Music is a barrier-breaking universal language, and today SFCM students come from all over the world to study music, but it wasn’t always that way. 

It started with just five students back in 1981, the year after San Francisco and Shanghai's Sister City agreement was signed. The quintet of young musicians from the Shanghai Conservatory came to study at SFCM as part of the first formal exchange program for the institution, laying the groundwork for decades of students to come. Most recently SFCM’s global community represented 34 countries and 184 international students. 

Two of those first students, Chunming Mo and Weigang Li, are featured in the first episode of Sister Cities, a new series presented by USA Today and China Intercontinental Communication Center (CICC) that provides an inside look at the culture and history of iconic cities and local communities in the United States and China. Premiering on July 18 the series promises to explore both countries’ cultures by comparing and contrasting cities, unveiling cultural, artistic, and economic bonds.

The show was filmed in part at SFCM's Ann Getty Center for Education and Ute and William K. Bowes, Jr. Center for Performing Arts.
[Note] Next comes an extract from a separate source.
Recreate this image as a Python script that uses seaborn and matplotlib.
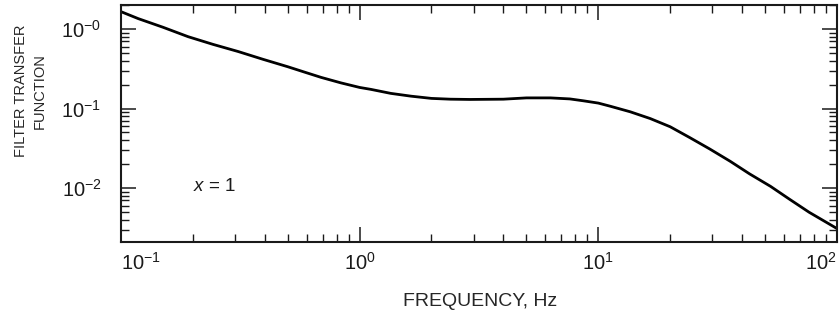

In it, Mo and Li—who are now professional musicians—reflect on their time living, learning, and performing in San Francisco and react to the emotional pull of hearing their archived recordings from their time on campus. 

"I think learning a second culture other than your own is so crucial," said Li. "Once you know there's a second culture that's different from you, you can easily imagine there's a third and a fourth one, and that makes you a different person."

SFCM President David Stull is also interviewed in the series, commenting on the start of the exchange student program and what it meant for the future, “This was a very important moment between the two cities, culture was seen as something the city was investing in,” Stull said. 

An investment that continues to pay dividends today.